Project: Bundeena Beach House
Architects: Grove Architects
Location: Bundeena, Sydney, Australia
Area: 2,852 sf
Photographs by: Michael Nicholson Photography
Bundeena Beach House by Grove Architects
In the outskirts of Sydney is the village of Bundeena. This small coastal village is the perfect spot for a beach house retreat and is where Grove Architects have been commissioned for the Bundeena Beach House project, a compact modern dwelling with a living roof and simply breathtaking views.
A weekend escape with a strong connection to its environment, this is a house of its context. A house of its environment. A house of its section. A house with a native roof garden as its primary elevation, and a sculptural skylight as its primary interface. A house with a playful interaction between inside and outside, public and private.
The house does not attempt to relate to its built context but rather stands in contrast to it, providing a moment of relief in the street. Set low, the house presents its roof as its primary elevation. Conceived as a native garden, the roof announces the house to the community, connecting the street with the water and expanding the adjacent reserve. A sculptural skylight glows at night, signaling the house beneath, drawing sunlight inside, and connecting the inside out, encouraging a playful interaction with the sun’s movement.
Beneath its roof, the house is conceived as an object in its landscape. A corten sleeping box emerges from the hill, floating above a glass living box, intersected by a timber mulit-purpose box. Clearly articulated, each box is clad in a single durable material, selected in direct response to the coastal location. With fixed perforated corten screens to the sleeping box windows and a fixed pergola to the glass box living spaces, operable elements are minimised to reduce maintenance in the corrosive coastal environment.
The house serves to connect the inhabitants with the landscape beneath and beyond while engaging them with the transience of the environment surrounding them. It harnesses that environment for light, breeze, heat, power, and water while protecting the occupants from the harshness of its elements.
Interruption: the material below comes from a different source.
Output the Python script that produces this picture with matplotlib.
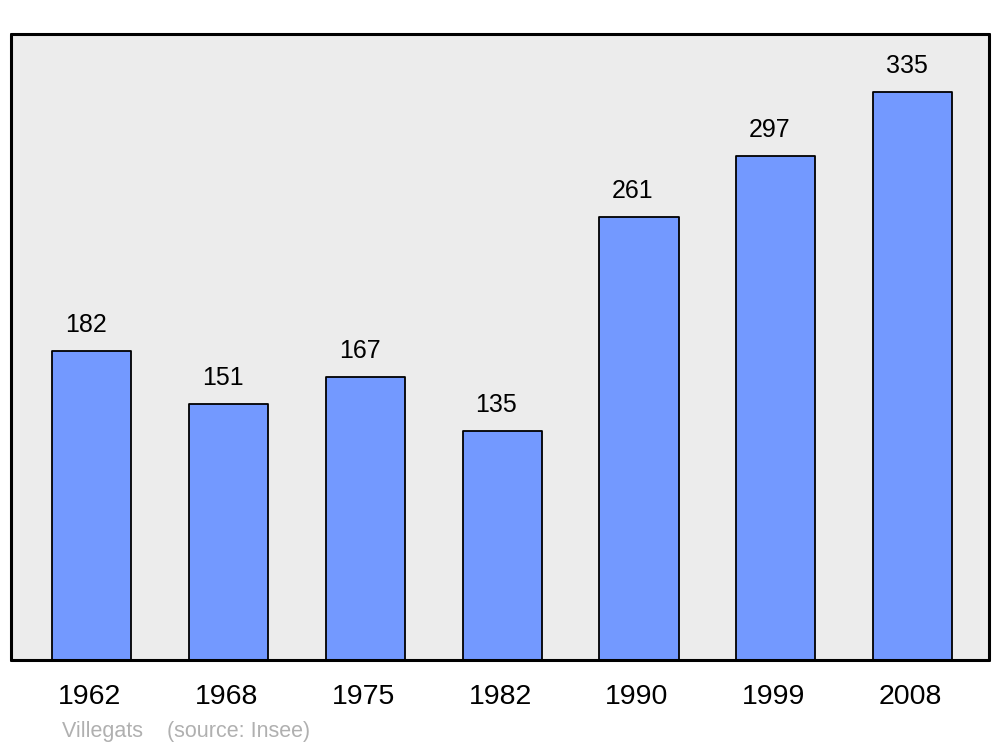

A large skylight and void invite day-long solar penetration. Its butterfly shape restricts penetration to strategically oriented, vertical triangular panes, preventing overheating, while encouraging a playful interaction with the sun’s movement. Controlled openings with fixed perforated screens to the upper-level windows, and a pergola to the lower level, provide protection from the western sun.
In addition to its ecological benefits, the green roof reduces heat absorption, provides insulation, and reduces solar gain and heat loss. Collected rainwater is recycled to irrigate the garden, while a sixteen panel 5.7kW photovoltaic system and Tesla battery, seen as a linear reflection pond within the roof garden design, provides all the owner’s electricity needs. It was important with the PV panels, that they are thoroughly integrated into the house and roof garden design, serving as an example of how environmental features can enhance, rather than detract, from a design.
The house is gas-free, with the PVs providing all electricity, hot water, heating, cooling and cooking needs. The only fossil fuel the house uses is minimal surplus electricity needs from the grid. While it uses collected rainwater for garden irrigation, the house itself is connected to the main water supply.